- Church-Smith-Harris Street Historic District
- U.S. National Register of Historic Places
- Location: E. Church, S. Smith, and S. Harris Sts., Sandersville, Georgia
- Coordinates: 32°58′44″N 82°48′29″W﻿ / ﻿32.97889°N 82.80806°W
- Area: 105 acres (42 ha)
- Architectural style: Greek Revival, Tudor Revival, Queen Anne
- NRHP reference No.: 87001268
- Added to NRHP: December 31, 1987

= Church-Smith-Harris Street Historic District =

Historic area in Sandersville, Georgia, US

The Church-Smith-Harris Street Historic District is a 105 acre historic district in Sandersville, Georgia which was listed on the National Register of Historic Places in 1987.

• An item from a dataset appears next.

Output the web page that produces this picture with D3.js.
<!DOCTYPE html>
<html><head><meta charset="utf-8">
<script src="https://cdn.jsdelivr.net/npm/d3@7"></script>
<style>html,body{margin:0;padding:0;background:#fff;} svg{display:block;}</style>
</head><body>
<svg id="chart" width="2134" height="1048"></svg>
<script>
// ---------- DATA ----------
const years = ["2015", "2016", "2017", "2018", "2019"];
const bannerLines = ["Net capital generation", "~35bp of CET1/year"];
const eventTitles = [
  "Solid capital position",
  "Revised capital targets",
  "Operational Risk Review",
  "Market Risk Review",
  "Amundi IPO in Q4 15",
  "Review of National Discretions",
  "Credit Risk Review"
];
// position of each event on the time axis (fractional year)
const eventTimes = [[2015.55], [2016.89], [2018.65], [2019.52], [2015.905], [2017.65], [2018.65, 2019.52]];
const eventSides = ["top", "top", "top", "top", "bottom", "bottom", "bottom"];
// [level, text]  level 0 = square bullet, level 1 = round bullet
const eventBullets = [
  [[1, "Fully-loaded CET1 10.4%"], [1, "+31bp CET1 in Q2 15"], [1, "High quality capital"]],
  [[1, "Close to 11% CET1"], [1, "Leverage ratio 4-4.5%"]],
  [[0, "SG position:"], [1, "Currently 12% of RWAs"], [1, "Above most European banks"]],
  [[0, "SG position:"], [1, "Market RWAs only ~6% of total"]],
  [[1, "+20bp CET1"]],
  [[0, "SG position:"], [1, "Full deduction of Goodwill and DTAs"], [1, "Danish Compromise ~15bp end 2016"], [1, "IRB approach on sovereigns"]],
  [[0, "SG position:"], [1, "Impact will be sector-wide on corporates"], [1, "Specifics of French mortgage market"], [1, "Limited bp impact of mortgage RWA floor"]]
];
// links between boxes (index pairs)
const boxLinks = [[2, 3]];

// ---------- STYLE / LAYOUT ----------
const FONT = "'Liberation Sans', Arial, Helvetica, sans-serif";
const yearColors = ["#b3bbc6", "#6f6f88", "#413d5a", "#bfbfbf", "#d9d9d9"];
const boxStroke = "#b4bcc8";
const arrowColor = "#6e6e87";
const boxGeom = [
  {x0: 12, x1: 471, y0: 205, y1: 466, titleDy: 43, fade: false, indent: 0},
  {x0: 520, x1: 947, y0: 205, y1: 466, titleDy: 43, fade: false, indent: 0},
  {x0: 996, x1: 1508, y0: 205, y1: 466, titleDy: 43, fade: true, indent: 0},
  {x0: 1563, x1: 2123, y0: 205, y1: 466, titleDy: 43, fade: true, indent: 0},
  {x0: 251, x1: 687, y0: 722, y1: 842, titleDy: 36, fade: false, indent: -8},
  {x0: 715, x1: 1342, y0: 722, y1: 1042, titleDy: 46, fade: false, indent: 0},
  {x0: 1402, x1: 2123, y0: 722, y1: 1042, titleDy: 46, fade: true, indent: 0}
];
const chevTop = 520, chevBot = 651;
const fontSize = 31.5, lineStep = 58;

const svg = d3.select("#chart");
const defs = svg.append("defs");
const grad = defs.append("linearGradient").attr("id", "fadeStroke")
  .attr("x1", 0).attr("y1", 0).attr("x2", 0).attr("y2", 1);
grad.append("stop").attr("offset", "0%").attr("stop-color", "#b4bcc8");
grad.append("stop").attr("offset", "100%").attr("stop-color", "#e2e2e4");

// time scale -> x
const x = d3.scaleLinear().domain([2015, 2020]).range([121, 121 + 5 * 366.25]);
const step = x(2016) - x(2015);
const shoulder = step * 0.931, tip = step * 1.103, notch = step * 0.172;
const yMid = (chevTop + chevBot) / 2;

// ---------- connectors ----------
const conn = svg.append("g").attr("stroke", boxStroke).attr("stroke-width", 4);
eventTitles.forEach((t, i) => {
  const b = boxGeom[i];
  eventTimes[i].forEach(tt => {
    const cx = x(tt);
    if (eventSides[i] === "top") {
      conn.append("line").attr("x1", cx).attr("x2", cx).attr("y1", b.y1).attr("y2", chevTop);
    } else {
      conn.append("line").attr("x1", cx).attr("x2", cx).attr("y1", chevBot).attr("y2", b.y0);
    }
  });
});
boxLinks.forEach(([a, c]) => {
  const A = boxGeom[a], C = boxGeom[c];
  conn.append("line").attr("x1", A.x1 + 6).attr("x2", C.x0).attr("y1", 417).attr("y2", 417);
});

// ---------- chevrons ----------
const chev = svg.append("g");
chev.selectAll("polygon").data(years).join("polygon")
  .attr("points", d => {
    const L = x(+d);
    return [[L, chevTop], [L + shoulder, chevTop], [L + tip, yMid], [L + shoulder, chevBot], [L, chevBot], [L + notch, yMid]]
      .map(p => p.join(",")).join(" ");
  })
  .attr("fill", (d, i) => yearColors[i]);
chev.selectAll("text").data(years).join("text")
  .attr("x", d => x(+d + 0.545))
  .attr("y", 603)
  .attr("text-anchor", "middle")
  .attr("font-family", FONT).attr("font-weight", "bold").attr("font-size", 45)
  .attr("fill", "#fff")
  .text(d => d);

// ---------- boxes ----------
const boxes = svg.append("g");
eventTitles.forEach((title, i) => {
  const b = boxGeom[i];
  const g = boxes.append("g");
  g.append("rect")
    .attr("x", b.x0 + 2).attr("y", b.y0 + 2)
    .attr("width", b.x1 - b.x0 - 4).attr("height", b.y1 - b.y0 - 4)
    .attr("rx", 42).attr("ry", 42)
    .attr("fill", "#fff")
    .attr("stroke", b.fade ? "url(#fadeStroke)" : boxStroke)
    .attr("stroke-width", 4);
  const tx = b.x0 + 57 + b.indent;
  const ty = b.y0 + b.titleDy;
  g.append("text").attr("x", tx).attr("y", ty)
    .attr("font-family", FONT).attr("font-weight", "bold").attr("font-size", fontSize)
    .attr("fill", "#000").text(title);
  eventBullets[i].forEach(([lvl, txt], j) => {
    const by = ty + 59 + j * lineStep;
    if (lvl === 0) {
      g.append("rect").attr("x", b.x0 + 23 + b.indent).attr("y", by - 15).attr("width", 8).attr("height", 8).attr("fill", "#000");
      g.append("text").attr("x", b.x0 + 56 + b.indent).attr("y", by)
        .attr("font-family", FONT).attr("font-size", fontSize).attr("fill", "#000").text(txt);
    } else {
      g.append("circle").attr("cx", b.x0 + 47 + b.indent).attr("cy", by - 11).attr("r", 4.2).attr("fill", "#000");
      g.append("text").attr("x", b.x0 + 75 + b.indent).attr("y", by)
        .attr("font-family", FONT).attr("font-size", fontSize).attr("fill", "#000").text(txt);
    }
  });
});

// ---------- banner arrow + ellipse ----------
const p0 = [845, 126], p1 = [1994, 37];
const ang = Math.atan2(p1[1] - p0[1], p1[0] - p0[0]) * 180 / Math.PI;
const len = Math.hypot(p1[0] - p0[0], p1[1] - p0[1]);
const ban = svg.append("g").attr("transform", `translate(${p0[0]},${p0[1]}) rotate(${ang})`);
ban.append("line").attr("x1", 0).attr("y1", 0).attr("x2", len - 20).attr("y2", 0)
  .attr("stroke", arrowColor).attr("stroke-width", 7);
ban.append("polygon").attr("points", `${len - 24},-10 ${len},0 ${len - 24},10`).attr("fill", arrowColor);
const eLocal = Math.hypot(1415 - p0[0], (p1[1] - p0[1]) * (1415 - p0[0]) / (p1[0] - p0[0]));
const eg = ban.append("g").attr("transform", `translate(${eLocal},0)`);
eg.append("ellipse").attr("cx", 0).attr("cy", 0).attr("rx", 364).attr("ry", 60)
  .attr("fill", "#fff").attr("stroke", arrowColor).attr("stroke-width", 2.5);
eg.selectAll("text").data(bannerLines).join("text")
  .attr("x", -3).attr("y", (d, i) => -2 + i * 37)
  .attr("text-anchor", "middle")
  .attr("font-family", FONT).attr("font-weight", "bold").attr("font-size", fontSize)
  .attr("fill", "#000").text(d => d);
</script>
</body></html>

The district "is located just to the southeast of the city's business district, encompasses the largest grouping of historic residential structures extant in Sandersville. The great majority of the structures are of frame construction, with some masonry structures which are of 20th century construction. Architectural styles found in the district range from vernacular Greek Revival of the 1840s to Tudor style houses of the early 1930s."

It includes historic houses along E. Church and S. Smith Streets and a few on S. Harris Street.

It includes Greek Revival, Tudor Revival, and Queen Anne architecture. It included 60 contributing buildings.